- [Items from a data source]:
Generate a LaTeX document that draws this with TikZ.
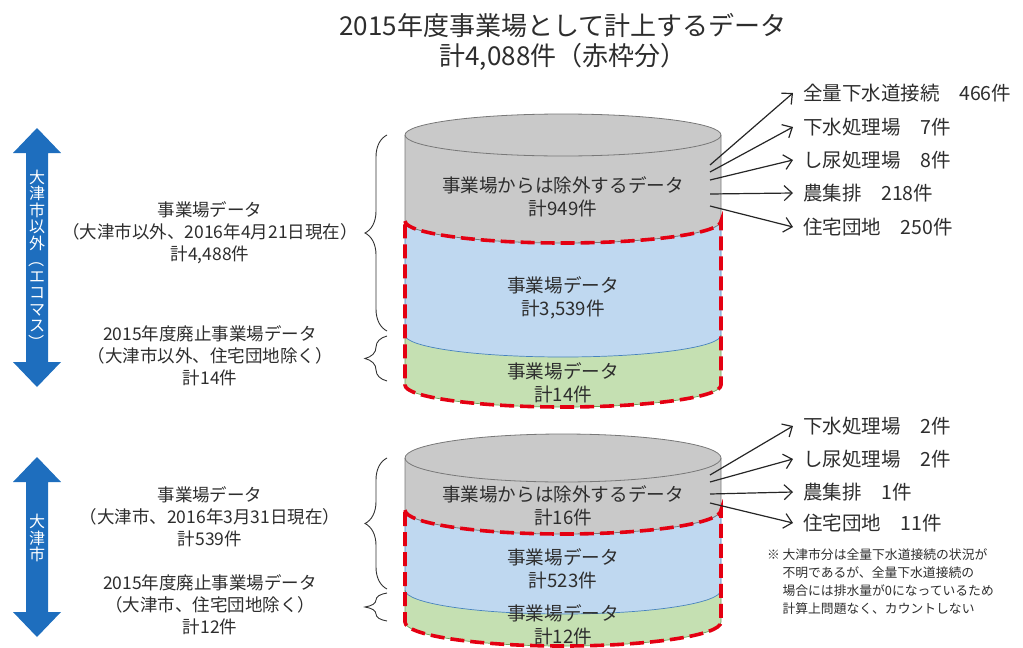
\documentclass[tikz,border=0pt]{standalone}
\usepackage{fontspec}
\setmainfont{Noto Sans CJK JP}
\usepackage{graphicx}
\usetikzlibrary{arrows.meta,decorations.pathreplacing}
\definecolor{txtc}{RGB}{45,45,45}
\definecolor{abl}{RGB}{30,110,190}
\definecolor{cgray}{RGB}{201,201,201}
\definecolor{cgrayd}{RGB}{120,120,120}
\definecolor{cblue}{RGB}{191,216,240}
\definecolor{cbluel}{RGB}{70,130,190}
\definecolor{cgreen}{RGB}{197,224,178}
\definecolor{cgreend}{RGB}{110,160,90}
\definecolor{cred}{RGB}{228,0,18}
\newcommand{\vparo}{\rotatebox[origin=c]{-90}{（}}
\newcommand{\vparc}{\rotatebox[origin=c]{-90}{）}}
\begin{document}
\begin{tikzpicture}[x=1pt,y=-1pt,
  title/.style={font=\fontsize{26}{30}\selectfont,text=txtc,align=center,inner sep=0},
  ctxt/.style={font=\fontsize{18.6}{23.5}\selectfont,text=txtc,align=center,inner sep=0},
  stxt/.style={font=\fontsize{17.5}{22}\selectfont,text=txtc,align=center,inner sep=0},
  lbl/.style={font=\fontsize{19.5}{23}\selectfont,text=txtc,anchor=west,inner sep=0},
  vtxt/.style={font=\fontsize{16}{16.5}\selectfont,text=white,align=center,inner sep=0},
  note/.style={font=\fontsize{12.8}{18}\selectfont,text=txtc,align=left,anchor=north west,inner sep=0},
  outarrow/.style={draw=black!85,line width=1.2pt,-{Straight Barb[length=8pt,width=15pt]}},
  bracestyle/.style={draw=black!80,line width=0.9pt,decorate,decoration={brace,amplitude=22pt}},
  reddash/.style={draw=cred,line width=3.6pt,dash pattern=on 14pt off 6pt},
  er/.style={x radius=158,y radius=22},
  er2/.style={x radius=158,y radius=24}]
\useasboundingbox (0,0) rectangle (1023,648);

% title
\node[title] (title) at (563,42) {2015年度事業場として計上するデータ\\計4,088件（赤枠分）};

% ---------- cylinder 1 ----------
\fill[cgray] (405,135) -- (405,221) arc[start angle=180,end angle=0,er] -- (721,135) -- cycle;
\fill[cblue] (405,221) arc[start angle=180,end angle=0,er] -- (721,335) arc[start angle=0,end angle=180,er] -- cycle;
\fill[cgreen] (405,335) arc[start angle=180,end angle=0,er] -- (721,385) arc[start angle=0,end angle=180,er] -- cycle;
\filldraw[fill=cgray,draw=cgrayd,line width=0.8pt] (563,135) ellipse[x radius=158,y radius=21];
\draw[cgrayd,line width=0.8pt] (405,135) -- (405,221) arc[start angle=180,end angle=0,er] -- (721,135);
\draw[cbluel,line width=0.7pt] (405,221) -- (405,335) arc[start angle=180,end angle=0,er] -- (721,221);
\draw[cgreend,line width=0.7pt] (405,335) -- (405,385) arc[start angle=180,end angle=0,er] -- (721,335);
\draw[reddash] (405,221) arc[start angle=180,end angle=0,er] -- (721,385) arc[start angle=0,end angle=180,er] -- cycle;

\node[ctxt] (c1g) at (563,197) {事業場からは除外するデータ\\計949件};
\node[ctxt] (c1b) at (563,298) {事業場データ\\計3,539件};
\node[ctxt] (c1n) at (563,383) {事業場データ\\計14件};

% ---------- cylinder 2 ----------
\fill[cgray] (405,458) -- (405,510) arc[start angle=180,end angle=0,er2] -- (721,458) -- cycle;
\fill[cblue] (405,510) arc[start angle=180,end angle=0,er2] -- (721,590) arc[start angle=0,end angle=180,er2] -- cycle;
\fill[cgreen] (405,590) arc[start angle=180,end angle=0,er2] -- (721,622) arc[start angle=0,end angle=180,er2] -- cycle;
\filldraw[fill=cgray,draw=cgrayd,line width=0.8pt] (563,458) ellipse[x radius=158,y radius=24];
\draw[cgrayd,line width=0.8pt] (405,458) -- (405,510) arc[start angle=180,end angle=0,er2] -- (721,458);
\draw[cbluel,line width=0.7pt] (405,510) -- (405,590) arc[start angle=180,end angle=0,er2] -- (721,510);
\draw[cgreend,line width=0.7pt] (405,590) -- (405,622) arc[start angle=180,end angle=0,er2] -- (721,590);
\draw[reddash] (405,510) arc[start angle=180,end angle=0,er2] -- (721,622) arc[start angle=0,end angle=180,er2] -- cycle;

\node[ctxt] (c2g) at (563,506) {事業場からは除外するデータ\\計16件};
\node[ctxt] (c2b) at (563,569) {事業場データ\\計523件};
\node[ctxt] (c2n) at (563,625) {事業場データ\\計12件};

% ---------- right labels top ----------
\node[lbl] (t1) at (803,93) {全量下水道接続　466件};
\node[lbl] (t2) at (803,127) {下水処理場　7件};
\node[lbl] (t3) at (803,160) {し尿処理場　8件};
\node[lbl] (t4) at (803,193) {農集排　218件};
\node[lbl] (t5) at (803,227) {住宅団地　250件};
\coordinate (s1) at (710,165);
\coordinate (s2) at (710,172);
\coordinate (s3) at (710,180);
\coordinate (s4) at (710,194);
\coordinate (s5) at (710,206);
\foreach \i in {1,...,5} {\draw[outarrow] (s\i) -- ([xshift=-10pt]t\i.west);}

% ---------- right labels bottom ----------
\node[lbl] (b1) at (803,426) {下水処理場　2件};
\node[lbl] (b2) at (803,459) {し尿処理場　2件};
\node[lbl] (b3) at (803,492) {農集排　1件};
\node[lbl] (b4) at (803,523) {住宅団地　11件};
\coordinate (u1) at (710,475);
\coordinate (u2) at (710,482);
\coordinate (u3) at (710,494);
\coordinate (u4) at (710,503);
\foreach \i in {1,...,4} {\draw[outarrow] (u\i) -- ([xshift=-10pt]b\i.west);}

\node[note] (nt) at (767,548) {\makebox[1.2em][l]{※}大津市分は全量下水道接続の状況が\\
\hspace*{1.2em}不明であるが、全量下水道接続の\\
\hspace*{1.2em}場合には排水量が0になっているため\\
\hspace*{1.2em}計算上問題なく、カウントしない};

% ---------- braces ----------
\draw[bracestyle] (387,331) -- (387,135);
\draw[bracestyle] (387,381) -- (387,336);
\draw[bracestyle] (387,589) -- (387,458);
\draw[bracestyle] (387,621) -- (387,593);

% ---------- left texts ----------
\node[stxt] (l1) at (210,233) {事業場データ\\（大津市以外、2016年4月21日現在）\\計4,488件};
\node[stxt] (l2) at (210,356) {2015年度廃止事業場データ\\（大津市以外、住宅団地除く）\\計14件};
\node[stxt] (l3) at (210,517) {事業場データ\\（大津市、2016年3月31日現在）\\計539件};
\node[stxt] (l4) at (210,605) {2015年度廃止事業場データ\\（大津市、住宅団地除く）\\計12件};

% ---------- blue double arrows ----------
\fill[abl] (37,128) -- (61,153) -- (48,153) -- (48,362) -- (61,362) -- (37,387) -- (13,362) -- (26,362) -- (26,153) -- (13,153) -- cycle;
\node[vtxt] (v1) at (37,260) {大\\津\\市\\以\\外\\\vparo\\エ\\コ\\マ\\ス\\\vparc};
\fill[abl] (37,457) -- (61,482) -- (48,482) -- (48,612) -- (61,612) -- (37,637) -- (13,612) -- (26,612) -- (26,482) -- (13,482) -- cycle;
\node[vtxt] (v2) at (37,538) {大\\津\\市};
\end{tikzpicture}
\end{document}
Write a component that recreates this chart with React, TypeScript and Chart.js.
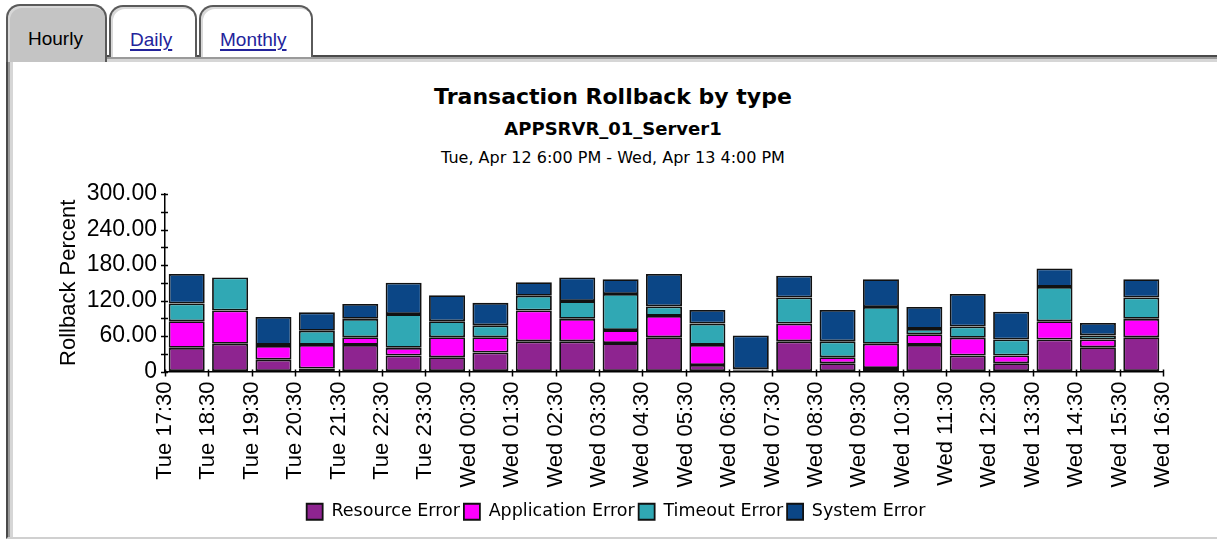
import React, { useEffect, useRef } from 'react';
import { Chart, registerables } from 'chart.js';

Chart.register(...registerables);

const timeLabels = [
  'Tue 17:30', 'Tue 18:30', 'Tue 19:30', 'Tue 20:30', 'Tue 21:30', 'Tue 22:30', 'Tue 23:30',
  'Wed 00:30', 'Wed 01:30', 'Wed 02:30', 'Wed 03:30', 'Wed 04:30', 'Wed 05:30', 'Wed 06:30',
  'Wed 07:30', 'Wed 08:30', 'Wed 09:30', 'Wed 10:30', 'Wed 11:30', 'Wed 12:30', 'Wed 13:30',
  'Wed 14:30', 'Wed 15:30', 'Wed 16:30',
];

const resourceError = [40, 47, 20, 5, 45, 27, 24, 32, 51, 51, 48, 58, 11, 2, 51, 14, 6, 45, 27, 14, 54, 41, 58];
const applicationError = [45, 56, 23, 40, 13, 13, 34, 26, 52, 38, 22, 36, 34, 1, 30, 10, 41, 18, 30, 13, 31, 13, 31];
const timeoutError = [30, 56, 2, 24, 31, 57, 27, 20, 25, 30, 61, 16, 36, 1, 44, 27, 62, 9, 19, 27, 58, 7, 36];
const systemError = [50, 0, 47, 31, 25, 53, 44, 38, 23, 40, 25, 55, 23, 57, 37, 53, 47, 37, 55, 47, 31, 21, 31];

const seriesNames = ['Resource Error', 'Application Error', 'Timeout Error', 'System Error'];
const seriesColors = ['#8E2490', '#FF00FF', '#30A8B4', '#0B4686'];

const crossTicks = {
  id: 'crossTicks',
  afterDraw(chart: any) {
    const { ctx, chartArea } = chart;
    const x = chart.scales.x;
    const y = chart.scales.y;
    ctx.save();
    ctx.strokeStyle = '#000';
    ctx.lineWidth = 1.5;
    ctx.beginPath();
    y.ticks.forEach((_t: any, i: number) => {
      const py = Math.round(y.getPixelForTick(i)) + 0.5;
      ctx.moveTo(chartArea.left - 4, py);
      ctx.lineTo(chartArea.left + 3, py);
    });
    x.ticks.forEach((_t: any, i: number) => {
      const px = Math.round(x.getPixelForTick(i)) + 0.5;
      ctx.moveTo(px, chartArea.bottom - 2);
      ctx.lineTo(px, chartArea.bottom + 5);
    });
    ctx.stroke();
    ctx.restore();
  },
};

export default function App() {
  const ref = useRef<HTMLCanvasElement>(null);

  useEffect(() => {
    const series = [resourceError, applicationError, timeoutError, systemError];
    const gridOpts = {
      display: true,
      offset: false,
      drawOnChartArea: false,
      drawTicks: true,
      tickLength: 5,
      tickColor: 'rgba(0,0,0,0)',
    };
    const chart = new Chart(ref.current as HTMLCanvasElement, {
      type: 'bar',
      data: {
        datasets: series.map((vals, k) => ({
          label: seriesNames[k],
          data: vals.map((v, i) => ({ x: i + 0.5, y: v })),
          backgroundColor: seriesColors[k],
          borderColor: '#111',
          borderWidth: 1.8,
          borderSkipped: false,
          stack: 'all',
          barPercentage: 0.83,
          categoryPercentage: 1,
        })),
      } as any,
      options: {
        animation: false,
        responsive: false,
        maintainAspectRatio: false,
        events: [],
        layout: { padding: { top: 194, left: 69, right: 54, bottom: 10.5 } },
        plugins: {
          legend: {
            position: 'bottom',
            labels: {
              font: { family: 'DejaVu Sans', size: 17.5 },
              color: '#000',
              boxWidth: 16,
              boxHeight: 16,
              padding: 4,
            },
          },
          title: { display: false },
          tooltip: { enabled: false },
        },
        scales: {
          x: {
            type: 'linear',
            min: 0,
            max: 23,
            offset: false,
            grid: gridOpts,
            border: { display: true, color: '#000', width: 1.5 },
            ticks: {
              stepSize: 1,
              autoSkip: false,
              minRotation: 90,
              maxRotation: 90,
              padding: 5,
              color: '#000',
              font: { family: 'Liberation Sans', size: 22 },
              callback: (v: any) => timeLabels[v] ?? '',
            },
            afterFit: (s: any) => {
              s.height = 127.5;
            },
          },
          y: {
            stacked: true,
            min: 0,
            max: 300,
            grid: gridOpts,
            border: { display: true, color: '#000', width: 1.5 },
            ticks: {
              stepSize: 30,
              autoSkip: false,
              padding: 3,
              color: '#000',
              font: { family: 'Liberation Sans', size: 23 },
              callback: (v: any) => (v % 60 === 0 ? (v === 0 ? '0' : Number(v).toFixed(2)) : ''),
            },
            title: {
              display: true,
              text: 'Rollback Percent',
              color: '#000',
              font: { family: 'Liberation Sans', size: 22, lineHeight: 1 },
              padding: { top: -11, bottom: 0 },
            },
            afterFit: (s: any) => {
              s.width = 96;
            },
          },
        },
      } as any,
      plugins: [crossTicks],
    });
    return () => chart.destroy();
  }, []);

  const tabBase: React.CSSProperties = {
    position: 'absolute',
    boxSizing: 'border-box',
    borderTop: '2px solid #5a5a5a',
    borderLeft: '2px solid #5a5a5a',
    borderRight: '2px solid #5a5a5a',
    borderRadius: '14px 14px 0 0',
    boxShadow: 'inset 2px 2px 0 #d8d8d8',
  };
  const tabText: React.CSSProperties = {
    position: 'absolute',
    fontFamily: 'Liberation Sans',
    fontSize: 19,
    lineHeight: '19px',
    whiteSpace: 'nowrap',
  };
  const linkText: React.CSSProperties = {
    ...tabText,
    color: '#23239b',
    textDecoration: 'underline',
    textUnderlineOffset: '3px',
    textDecorationThickness: '2px',
  };
  const centered: React.CSSProperties = {
    position: 'absolute',
    left: 213,
    width: 800,
    textAlign: 'center',
    color: '#000',
    whiteSpace: 'nowrap',
  };

  return (
    <div
      style={{
        position: 'absolute',
        left: 0,
        top: 0,
        width: 1217,
        height: 541,
        overflow: 'hidden',
        background: '#fff',
      }}
    >
      {/* content panel */}
      <div
        style={{
          position: 'absolute',
          left: 6,
          top: 55,
          width: 1300,
          height: 484,
          boxSizing: 'border-box',
          borderTop: '2px solid #4a4a4a',
          borderLeft: '2px solid #4a4a4a',
          borderBottom: '2px solid #d0d0d0',
          boxShadow: 'inset 2px 2px 0 #9a9a9a, inset 5px 5px 0 #d6d6d6',
          background: '#fff',
        }}
      />
      {/* tabs */}
      <div style={{ ...tabBase, left: 6, top: 4, width: 101, height: 58, background: '#c4c4c4', borderBottom: 'none' }} />
      <div style={{ ...tabBase, left: 109, top: 5, width: 88, height: 52, background: '#fff' }} />
      <div style={{ ...tabBase, left: 199, top: 5, width: 114, height: 52, background: '#fff' }} />
      <div style={{ ...tabText, left: 28, top: 29, color: '#000' }}>Hourly</div>
      <div style={{ ...linkText, left: 130, top: 30 }}>Daily</div>
      <div style={{ ...linkText, left: 220, top: 30 }}>Monthly</div>

      {/* titles */}
      <div style={{ ...centered, top: 86, fontFamily: 'DejaVu Sans', fontWeight: 'bold', fontSize: 22, lineHeight: '22px' }}>
        Transaction Rollback by type
      </div>
      <div style={{ ...centered, top: 120, fontFamily: 'DejaVu Sans', fontWeight: 'bold', fontSize: 18, lineHeight: '18px' }}>
        APPSRVR_01_Server1
      </div>
      <div style={{ ...centered, top: 150, fontFamily: 'DejaVu Sans', fontSize: 16, lineHeight: '16px' }}>
        Tue, Apr 12 6:00 PM - Wed, Apr 13 4:00 PM
      </div>

      <canvas
        ref={ref}
        width={1217}
        height={541}
        style={{ position: 'absolute', left: 0, top: 0, width: 1217, height: 541, display: 'block' }}
      />
    </div>
  );
}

- [WHAT TO PRODUCE]:
Find the lines with the string "that" and reproduce them.

- [FINAL RESULT]:
Generate a LaTeX document that draws this with TikZ.
Write a component that recreates this chart with React, TypeScript and Chart.js.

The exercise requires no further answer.